By Alexander Jones
Are the property markets in Australia and New Zealand overheating?
Property prices in Australia and New Zealand have been rising steadily for the past few months. There is a fear that the housing market is starting to overheat as a strong demand for property is combined with record-low interest rates. Bankers are playing down concerns that the housing market is in a bubble and maintaining that banks are being responsible in their lending. This follows talks of the Australian and New Zealand governments introducing regulations that would limit high risk loans to buyers.
Figures from RP Data Rismark show Sydney home prices rising 2.5 per cent in the last month while Melbourne home prices have risen 2.4 per cent. Over the last quarter the rise has been 5.2 per cent in Sydney and 5 per cent in Melbourne. Homes under $1.5 million have seen the largest proportional rises in the country with more expensive homes not moving ”anywhere near as much” according to Commonwealth Bank of Australia (CBA) chief, Ian Narev.
While accepting that ”We all know that in a sustained low-interest rate environment these risks exist, and therefore we have got to be alive to them” in an interview with The Sydney Morning Herald, he stated that ”The best defence for any of these sorts of bubbles in relation to bank activity is good, conservative, prudent bank management. I think we do have that among Australian banking leaders.” ANZ chairman John Morschel had similar sentiments stating that “”I don’t believe it’s a bubble. It might be two years down the track but I don’t believe it’s a bubble at the moment,”
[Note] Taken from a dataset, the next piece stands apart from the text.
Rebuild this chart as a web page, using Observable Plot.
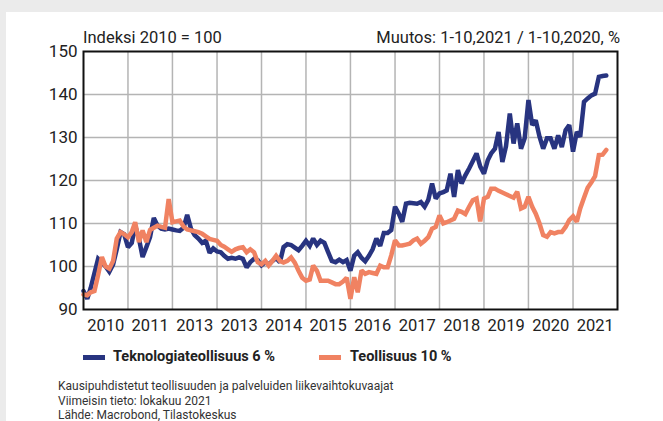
<!DOCTYPE html>
<html>
<head>
<meta charset="utf-8">
<script src="https://cdn.jsdelivr.net/npm/d3@7"></script>
<script src="https://cdn.jsdelivr.net/npm/@observablehq/plot@0.6"></script>
<style>
  html, body { margin: 0; padding: 0; width: 663px; height: 421px; overflow: hidden; background: #ebebeb; font-family: Roboto, "Noto Sans", sans-serif; }
  #card { position: absolute; left: 6px; top: 12px; right: 0; bottom: -20px; background: #fff; }
  #chart { position: absolute; left: 0; top: 0; }
  .t { position: absolute; white-space: nowrap; color: #222; }
  .sw { position: absolute; height: 5px; }
</style>
</head>
<body>
<div id="card"></div>
<div id="chart"></div>
<div class="t" style="left:83px; top:28px; font-size:16.5px;">Indeksi 2010 = 100</div>
<div class="t" style="right:43px; top:28px; font-size:16.5px;">Muutos: 1-10,2021 / 1-10,2020, %</div>
<div class="sw" id="sw1" style="left:83px; top:355px; width:22px;"></div>
<div class="t" id="lg1" style="left:113px; top:348px; font-size:14.5px; font-weight:bold;"></div>
<div class="sw" id="sw2" style="left:319px; top:355px; width:22px;"></div>
<div class="t" id="lg2" style="left:350px; top:348px; font-size:14.5px; font-weight:bold;"></div>
<div class="t" style="left:58px; top:379px; font-size:12px; line-height:14.5px; color:#333;">
Kausipuhdistetut teollisuuden ja palveluiden liikevaihtokuvaajat<br>
Viimeisin tieto: lokakuu 2021<br>
Lähde: Macrobond, Tilastokeskus
</div>
<script>
// Monthly index values, Jan 2010 – Oct 2021 (2010 = 100)
const tekno = [
  94.3, 92.5, 95, 98.5, 101.8, 101, 100, 98.8, 100.5, 104, 108, 107.5,
  104.5, 105.5, 109.5, 106.5, 102.2, 104.5, 106.8, 111.3, 109.5, 108.8, 108.6, 108.8,
  108.6, 108.4, 108.3, 109, 112, 108.8, 107.3, 106.5, 105.5, 106, 103.2, 104.2,
  103.5, 103.3, 102.5, 101.8, 102, 101.8, 102.1, 101.8, 99.8, 101, 101.8, 101.5,
  100.3, 101, 100.5, 101.3, 102, 101, 104.5, 105.2, 105, 104.4, 103.8, 104.8,
  106, 104.8, 106.5, 105, 106, 105.5, 103.4, 101.3, 101, 101.6, 101, 101.5,
  99, 102.5, 103.3, 102, 101.2, 102.5, 104, 106.5, 104.8, 107.8, 107.8, 108.5,
  113.9, 112.3, 110.4, 114.6, 114.8, 114.7, 114.6, 115, 113.9, 115.5, 119.3, 115.8,
  117, 117.3, 117.7, 121.6, 116.2, 122.4, 119.3, 121.2, 122.8, 124.5, 126.3, 123.3,
  121.6, 124.7, 126.3, 127.4, 131.3, 124.3, 128, 135.6, 128.6, 133.3, 127.4, 129.8,
  138.7, 132.9, 134, 130.2, 127.4, 129.8, 129.8, 127.4, 130.5, 127.8, 131.7, 132.9,
  126.7, 131.3, 130.2, 138.3, 139.1, 139.8, 140.2, 144.1, 144.3, 144.4
];
const teollisuus = [
  93.5, 93.3, 94, 94.3, 98, 102.2, 100, 99.5, 101.3, 106.5, 108, 107.5,
  106.8, 108, 110.3, 105.7, 108.4, 105.7, 108.5, 109, 109.5, 109.2, 109, 115.7,
  110.3, 110.5, 110.7, 109.3, 108.6, 108.4, 108.2, 108, 107.6, 107, 106.4, 106.2,
  106, 105, 104.6, 104, 103.4, 104, 104.3, 104.5, 103.3, 104, 103.3, 101,
  100.5, 101.3, 100.2, 101.3, 102.5, 101.3, 100.9, 101.3, 102.1, 100.9, 99, 97.4,
  96.7, 97, 100.2, 99, 96.7, 96.7, 96.7, 96.3, 95.9, 95.9, 96.5, 97.4,
  92.5, 97.5, 94, 99.1, 98.3, 98.7, 98.5, 98.3, 100.2, 99.8, 99.8, 102.6,
  106.1, 104.9, 104.9, 105.1, 105.3, 106.1, 106.5, 105.3, 106, 106.8, 108.8, 109.2,
  111.9, 110, 110.3, 110.7, 111.1, 113, 112.7, 112.2, 113.9, 115.4, 115.8, 110.5,
  115.8, 116.2, 118.1, 118.1, 117.6, 117.2, 116.8, 116.4, 116, 117.4, 113.5, 113.9,
  116.2, 113.9, 112.3, 110, 107.3, 106.9, 108, 107.7, 108, 108, 109.2, 110.8,
  111.7, 110.4, 113.5, 116, 118.3, 119.6, 121, 125.9, 126, 127.1
];
const seriesNames = ["Teknologiateollisuus 6 %", "Teollisuus 10 %"];
const seriesColors = ["#283480", "#f08262"];
const yTicks = [90, 100, 110, 120, 130, 140, 150];
const xLabels = ["2010", "2011", "2013", "2013", "2014", "2015", "2016", "2017", "2018", "2019", "2020", "2021"];
const startYear = 2010;

const monthDate = i => new Date(startYear, i, 1);
const rows1 = tekno.map((v, i) => ({date: monthDate(i), value: v}));
const rows2 = teollisuus.map((v, i) => ({date: monthDate(i), value: v}));
const yearLines = d3.range(1, xLabels.length).map(k => new Date(startYear + k, 0, 1));
const midYears = xLabels.map((_, k) => new Date(startYear + k, 6, 2));

const font = 'Roboto, "Noto Sans", sans-serif';
const plot = Plot.plot({
  width: 663,
  height: 340,
  marginLeft: 83,
  marginRight: 46,
  marginTop: 51,
  marginBottom: 31,
  style: {fontFamily: font, color: "#222", background: "transparent", overflow: "visible"},
  x: {type: "time", domain: [new Date(startYear, 0, 1), new Date(startYear + xLabels.length, 0, 1)]},
  y: {domain: [90, 150]},
  marks: [
    Plot.gridY(yTicks.slice(1, -1), {stroke: "#b4b4b4", strokeOpacity: 1, strokeWidth: 1.5}),
    Plot.gridX(yearLines, {stroke: "#b4b4b4", strokeOpacity: 1, strokeWidth: 1.5}),
    Plot.line(rows1, {x: "date", y: "value", stroke: seriesColors[0], strokeWidth: 4.5, strokeLinejoin: "miter", strokeMiterlimit: 2}),
    Plot.line(rows2, {x: "date", y: "value", stroke: seriesColors[1], strokeWidth: 4.5, strokeLinejoin: "miter", strokeMiterlimit: 2}),
    Plot.frame({stroke: "#111", strokeWidth: 2}),
    Plot.axisY({ticks: yTicks, tickSize: 0, tickPadding: 6, fontSize: 17, label: null}),
    Plot.axisX({ticks: midYears, tickSize: 0, tickPadding: 10, fontSize: 16.5, label: null,
      tickFormat: d => xLabels[d.getFullYear() - startYear]})
  ]
});
document.getElementById("chart").appendChild(plot);
document.getElementById("sw1").style.background = seriesColors[0];
document.getElementById("sw2").style.background = seriesColors[1];
document.getElementById("lg1").textContent = seriesNames[0];
document.getElementById("lg2").textContent = seriesNames[1];
</script>
</body>
</html>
The four big banks in Australia – National Australia Bank, Commonwealth Bank (CBA), Westpac & Australia and New Zealand Banking Group (ANZ) have all seen record profits this year. It is refreshing to see that Australian householders are not taking out large amounts of loans because of the low interest rates but are instead paying off their existing loans, thereby limiting credit growth.
Goldman Sachs economist Tim Toohey, in an interview with The Australian, noticed that “With savings rates and repayment rates still quite high, it is hard to envisage a surge in housing credit any time soon,”
However, this has not stopped the Australian and New Zealand governments from examining their regulatory strategies. New Zealand has announced measures to curtail banks’ high loan-to-value home lending to 15 per cent of overall volume, including exemptions for refinancing and other schemes, down levels which are about 30 per cent at the moment.
Australia is holding off on broad changes to their policy but is keeping an eye on the housing markets and if they are to overheat, over the next year, they will be ready with similar prudential policies.
But the bank chiefs are taking it in stride with ANZ Australia chief Phil Chronican saying last week that “I do understand — probably only as a temporary measure — there might be circumstances under which such a thing would be a sensible thing to do.”
Mr.Narev also took an understanding view of the introduction of regulations, saying “In order to engender confidence we’ve also got to be prepared to take a realistic view of regulation.”
”Outside Australia the world suffered as a result of the actions of financial institutions. If we believe therefore that the response should be deregulation we are extraordinarily naive.”
With bank shares at record highs, investors and the government will be keeping a keen eye on the developing prices in the housing market with the possibility of regulations introduced to cool down what is a hot property market.